How to best use all the available tools and channels to find a proper job abroad
Moving between European countries has probably never been easier. Open border’s policies that allow free movement of people between nations has almost completely eliminated the rigorous procedures one had to take in the past to start living and working abroad.
In Germany, for instance, a simple registration that takes 15 minutes is enough for a person to legally get a job or find a place to stay.
While the administration has been thoroughly simplified, allowing millions to cross borders with ease, relocating to another country usually still brings plenty of hardships. Finding a proper job can prove to be especially daunting. Luckily, there are ways how to significantly boost your prospects of finding one. Let’s look at some of them.
Take advantage of online job boards
After a short Google session, you’ll quickly stumble upon different websites that list language-specific jobs. We fell in love with the simplicity and resourcefulness of Europe Language Jobs. The platform is one of the fastest growing and most popular ways how to find a job abroad in Europe. It specializes in matching candidates and companies that are interested in hiring people with knowledge of a particular (their native) language.
The platform is easy to navigate and allows users to quickly filter out jobs that they find most relevant. You can search by language, country, city, and sector. As they point out, more than 20.000 new candidates register on ELJ ever month while 150 new job offers are published daily. Especially popular are jobs for teachers, workers in tourism, and translators.
Leverage your network
LinkedIn profile, your primary online CV that everyone can see, should be up-to-date. Explain what are your strong points and how you bring value to any company that might consider hiring you. List all relevant working experience and education that you have acquired. Scour LinkedIn to also find international gigs or just learn what companies expect from the candidates.

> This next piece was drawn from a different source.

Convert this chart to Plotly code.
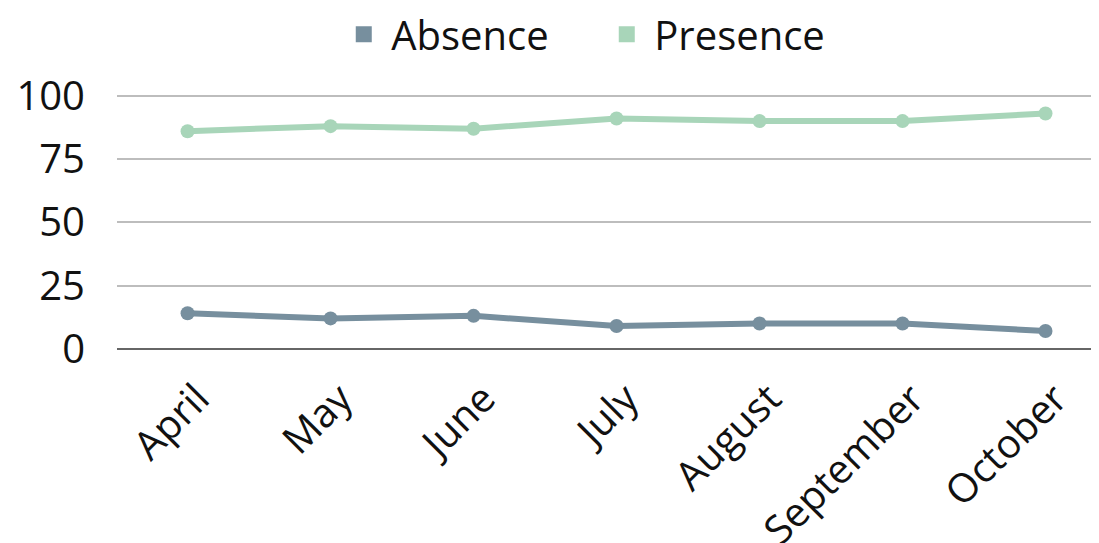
import plotly.graph_objects as go

months = ["April", "May", "June", "July", "August", "September", "October"]
absence = [14, 12, 13, 9, 10, 10, 7]
presence = [86, 88, 87, 91, 90, 90, 93]

c_abs = "#778f9e"
c_pre = "#a8d5b9"
FONT = "Open Sans"

fig = go.Figure()
for name, vals, col in [("Absence", absence, c_abs), ("Presence", presence, c_pre)]:
    fig.add_trace(go.Scatter(x=months, y=vals, mode="lines+markers", name=name,
                             line=dict(color=col, width=6),
                             marker=dict(color=col, size=14),
                             showlegend=False, cliponaxis=False))
for name, col in [("Absence", c_abs), ("Presence", c_pre)]:
    fig.add_trace(go.Scatter(x=[None], y=[None], mode="markers", name=name,
                             marker=dict(color=col, size=22, symbol="square")))

fig.update_layout(
    width=1099, height=543,
    margin=dict(l=109, r=0, t=84, b=201, autoexpand=False),
    paper_bgcolor="white", plot_bgcolor="white",
    font=dict(family=FONT, size=40, color="#111111"),
    legend=dict(orientation="h", x=0.538, xanchor="center", xref="container",
                y=1.35, yanchor="top", yref="paper", font=dict(size=40),
                entrywidth=203, entrywidthmode="pixels", itemwidth=45),
    xaxis=dict(range=[-0.4936, 6.43], tickangle=-45, showgrid=False, showline=False,
               ticks="", tickfont=dict(size=40), automargin=False, ticklabelstandoff=16,
               ticklabelshift=10),
    yaxis=dict(range=[-0.5, 101.5], tickvals=[0, 25, 50, 75, 100], showgrid=True,
               gridcolor="#bdbdbd", gridwidth=2, zeroline=True, zerolinecolor="#666666",
               zerolinewidth=2, ticks="", ticklabelstandoff=31, tickfont=dict(size=40),
               automargin=False),
)
fig.write_html("out.html")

Building an “offline” network with other expats is also a good strategy. This way, you might find about foreign-friendly positions like working in hospitality or English education. Use Facebook groups and meetup pages to discover events that are relevant to achieving your goals.
Research rules and adjust
Cultural differences are important. Ignoring them and expecting that everything will be exactly as at home can have unwelcome consequences on your job hunt quest. It is, therefore, important to first learn the customs that govern business relationships and then use them to stand out.
This means, for instance, that you should prepare your CV according to the expectations and standards. Be as diligent as possible and research whether you should include the picture, who to address the cover letter to or what are your salary expectations.
Make sure you also fully understand the rules on how to behave when having a 1 on 1 interview. Germans, for instance, highly regard punctuality (this one is probably international but Germans do take it more seriously) while Italians will assess the dress code and use it as one of the evaluation criteria.
Learn the (local) language
It is obvious that your chances of landing a good job dramatically increase when you can add a local language to the CV. What is the easiest way to learn one? In addition to enrolling in a language school try to expose yourself to a foreign language in everyday life as well. You can hang out with native speakers, listen to local radio and visit events in the local language.
Learning a language does not only increase one’s employability, but it also enhances travel prospects, brings more money (multilinguals earn 8% more than monolinguals), strengthens cognitive abilities and apparently makes you even more attractive.
Don’t be afraid to try
Leaving your home and the comfort it provides almost inevitably brings a certain level of uncertainty and risk. And this can often bring people down. The best advice against being overwhelmed by negativity is to apply some mental jiu-jitsu (mediation and sports help) and convert the “bad energy” into motivation to go out, network or finish that portfolio you have been talking about for weeks.